Each year on the Sunday following Easter, we hear in our Gospel lesson the story of Thomas, “the Twin.” He’s been stuck with the nickname “Doubting Thomas,” yet the point of his story is that he comes to believe after seeing exactly what his friends saw. Maybe that’s just how we read these stories (the prodigal son could no doubt relate). Maybe we’re more interested in a dilemma than in its resolution.
People are definitely interested in Thomas. We identify with him, and I suspect that’s what John, the Gospel writer, wanted. Whereas the other disciples see Jesus on the day of his resurrection, Thomas misses out. If he is to believe that Jesus is alive, he’ll have to take his friends’ word for it.
Thomas doesn’t just express doubts. He says that, unless he thrusts his finger into the mark of Jesus’ hand and his hand into the wound in Jesus’ side, he will not believe (John 20:25). We, the people who hear the Gospel, are in the same boat. We have to take someone else’s word. We, too, might be inclined to demand some kind of proof.
That’s Thomas: not the doubter who believed, but the traumatized believer who stuck around to have his faith restored.
But after years of studying and preaching and living with this story, some of us wonder if Thomas is really such a hard-nosed skeptic. When Jesus appears to his disciples again, Thomas is there in the locked room with the others. He hasn’t given up on the community into which Jesus called him. He’s probably eating and praying with them.

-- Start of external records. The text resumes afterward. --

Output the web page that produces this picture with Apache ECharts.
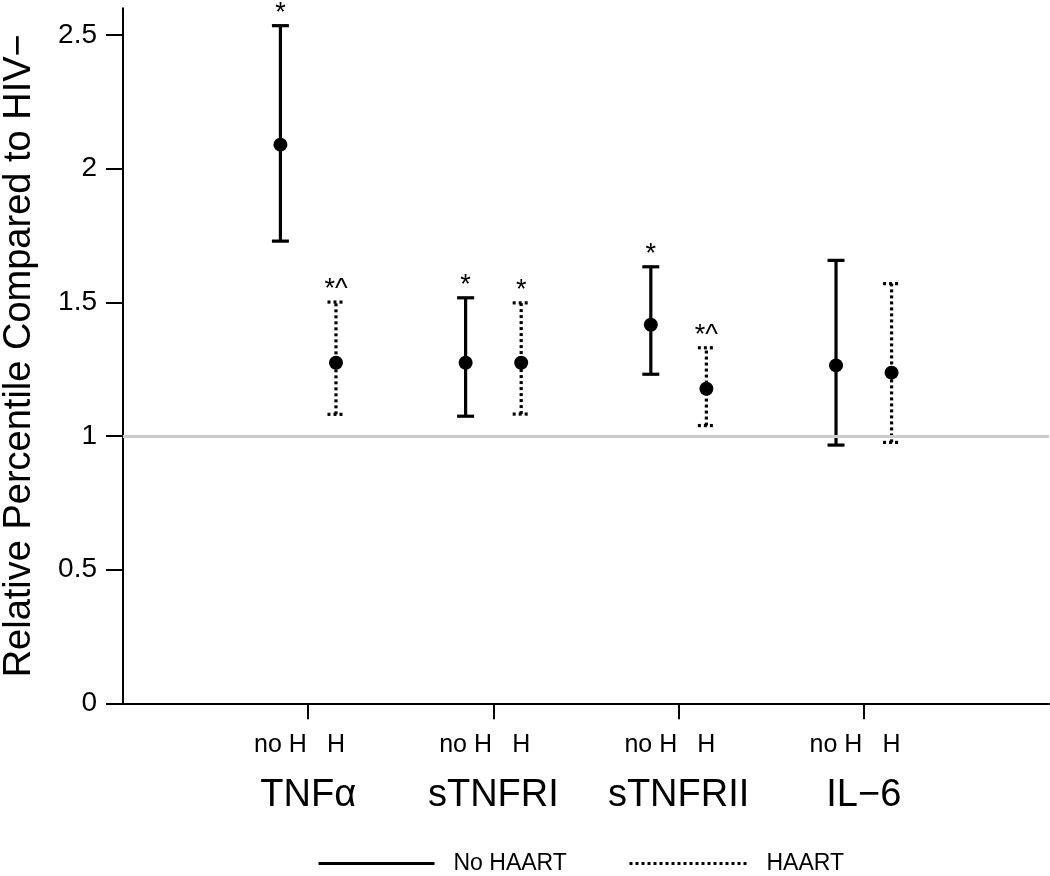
<!DOCTYPE html>
<html><head><meta charset="utf-8">
<script src="https://cdn.jsdelivr.net/npm/echarts@6/dist/echarts.min.js"></script>
<style>html,body{margin:0;padding:0;background:#fff}#c{width:1050px;height:876px}</style>
</head><body><div id="c"></div>
<script>
const groups = ['TNFα', 'sTNFRI', 'sTNFRII', 'IL−6'];
const subLabels = ['no H', 'H'];
const noHaartMean = [2.090, 1.274, 1.416, 1.264];
const noHaartLow  = [1.729, 1.074, 1.231, 0.966];
const noHaartHigh = [2.535, 1.517, 1.633, 1.657];
const haartMean = [1.274, 1.274, 1.177, 1.237];
const haartLow  = [1.081, 1.082, 1.039, 0.976];
const haartHigh = [1.501, 1.498, 1.330, 1.570];
const noHaartMark = ['*', '*', '*', ''];
const haartMark = ['*^', '*', '*^', ''];
const yTicks = [0, 0.5, 1, 1.5, 2, 2.5];
const refValue = 1;
const offset = 0.15;

const FONT = 'Liberation Sans, Arial, Helvetica, sans-serif';
const groupPos = groups.map((g, i) => i + 1);
const subPos = [];
groupPos.forEach(p => { subPos.push(p - offset); subPos.push(p + offset); });

function errSeries(name, low, high, marks, sign, dashed) {
  return {
    type: 'custom', name: name, z: 3,
    data: groups.map((g, i) => [i + 1 + sign * offset, low[i], high[i]]),
    encode: { x: 0, y: [1, 2] },
    renderItem: function (params, api) {
      const x = api.value(0);
      const p1 = api.coord([x, api.value(1)]);
      const p2 = api.coord([x, api.value(2)]);
      const hw = 8.5;
      const st = { stroke: '#000', lineWidth: 3.2, lineDash: dashed ? [3, 3] : null, fill: null };
      const mark = marks[params.dataIndex];
      return {
        type: 'group', children: [
          { type: 'line', shape: { x1: p1[0], y1: p1[1], x2: p2[0], y2: p2[1] }, style: st },
          { type: 'line', shape: { x1: p1[0] - hw, y1: p1[1], x2: p1[0] + hw, y2: p1[1] }, style: st },
          { type: 'line', shape: { x1: p2[0] - hw, y1: p2[1], x2: p2[0] + hw, y2: p2[1] }, style: st },
          { type: 'text', x: p2[0], y: p2[1] + 1, style: { text: mark, align: 'center', verticalAlign: 'bottom', font: '27px ' + FONT, fill: '#000' } }
        ]
      };
    }
  };
}

const legendCommon = { top: 847, itemHeight: 20, itemStyle: { opacity: 0 },
  lineStyle: { width: 3, opacity: 1 }, textStyle: { fontSize: 23, color: '#000', padding: [0, 0, 0, 14] } };

const chart = echarts.init(document.getElementById('c'));
chart.setOption({
  animation: false,
  backgroundColor: '#fff',
  textStyle: { fontFamily: FONT, color: '#000' },
  grid: { left: 123, right: 1, top: 8.3, bottom: 172.7, containLabel: false, outerBoundsMode: 'none' },
  legend: [
    Object.assign({ data: ['No HAART'], left: 312, itemWidth: 116 }, legendCommon),
    Object.assign({ data: ['HAART'], left: 623, itemWidth: 118 }, legendCommon)
  ],
  xAxis: [
    { type: 'value', min: 0, max: 5,
      axisLine: { show: true, onZero: false, lineStyle: { color: '#000', width: 2 } },
      axisTick: { show: true, customValues: groupPos, length: 16, lineStyle: { color: '#000', width: 2 } },
      axisLabel: { customValues: groupPos, formatter: v => groups[Math.round(v) - 1], fontSize: 38, color: '#000', margin: 73 },
      splitLine: { show: false } },
    { type: 'value', min: 0, max: 5, position: 'bottom',
      axisLine: { show: false }, axisTick: { show: false },
      axisLabel: { customValues: subPos, formatter: v => (v < Math.round(v) ? subLabels[0] : subLabels[1]), fontSize: 25, color: '#000', margin: 29 },
      splitLine: { show: false } }
  ],
  yAxis: {
    type: 'value', min: 0, max: 2.6,
    name: 'Relative Percentile Compared to HIV−', nameLocation: 'middle', nameRotate: 90, nameGap: 84,
    nameTextStyle: { fontSize: 38, color: '#000' },
    axisLine: { show: true, lineStyle: { color: '#000', width: 2 } },
    axisTick: { show: true, customValues: yTicks, length: 17, lineStyle: { color: '#000', width: 2 } },
    axisLabel: { customValues: yTicks, fontSize: 28, color: '#000', margin: 26, formatter: v => String(v) },
    splitLine: { show: false }
  },
  series: [
    { type: 'line', name: 'ref', data: [], z: 1, silent: true,
      markLine: { silent: true, symbol: 'none', label: { show: false },
        lineStyle: { color: '#cccccc', width: 3, type: 'solid' }, data: [{ yAxis: refValue }] } },
    { type: 'line', name: 'No HAART', data: [], symbol: 'none', lineStyle: { color: '#000', width: 3, type: 'solid' }, itemStyle: { color: '#000' } },
    { type: 'line', name: 'HAART', data: [], symbol: 'none', lineStyle: { color: '#000', width: 3, type: [3, 3] }, itemStyle: { color: '#000' } },
    errSeries('noH-err', noHaartLow, noHaartHigh, noHaartMark, -1, false),
    errSeries('H-err', haartLow, haartHigh, haartMark, 1, true),
    { type: 'scatter', name: 'noH-mean', z: 4, symbol: 'circle', symbolSize: 14, itemStyle: { color: '#000', opacity: 1 },
      data: groups.map((g, i) => [i + 1 - offset, noHaartMean[i]]) },
    { type: 'scatter', name: 'H-mean', z: 4, symbol: 'circle', symbolSize: 14, itemStyle: { color: '#000', opacity: 1 },
      data: groups.map((g, i) => [i + 1 + offset, haartMean[i]]) }
  ]
});
</script></body></html>
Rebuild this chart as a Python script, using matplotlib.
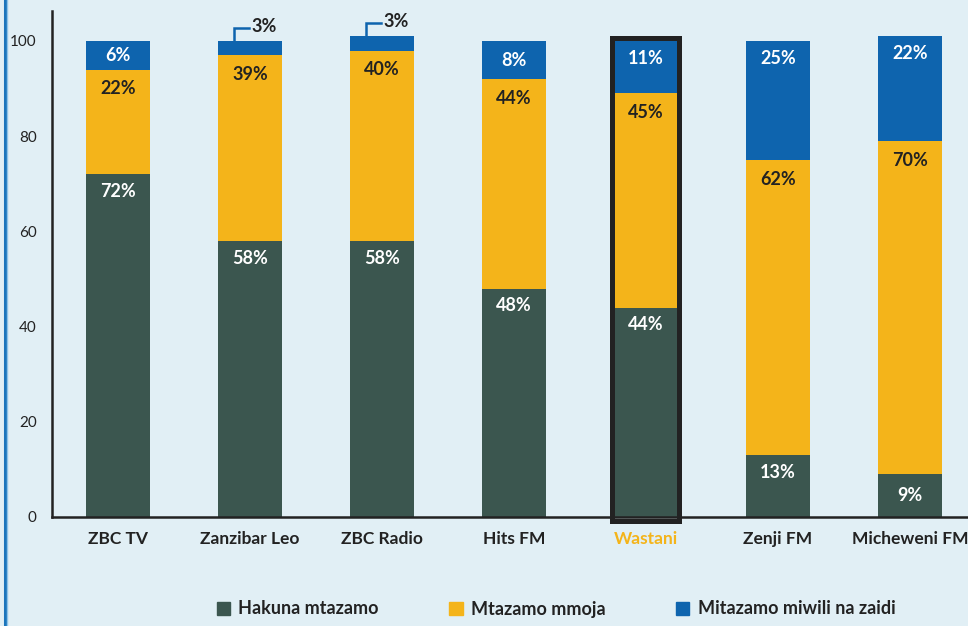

When Jesus offers to fulfill Thomas’ revolting and sacrilegious demand—here, put your hand in my side—Thomas doesn’t take the invitation or tell his friends they were right after all. Instead he exclaims, “My Lord and my God!” (20:28). This tells us that Thomas never truly wavered in his faith. He is angry and grief-stricken more than doubtful.
“I’ll believe it when I see it” is a modern proverb, but that’s not really how belief works. We see only a little slice of the world and fill in the rest based on what we expect, what we already know (or think we know) and what we want to or already believe.
That’s Thomas: not the doubter who believed, but the traumatized believer who stuck around to have his faith restored. He wanted to see Jesus, he hoped to see Jesus—he may even, in some strange way, have expected to see Jesus—and so he did. That’s faith.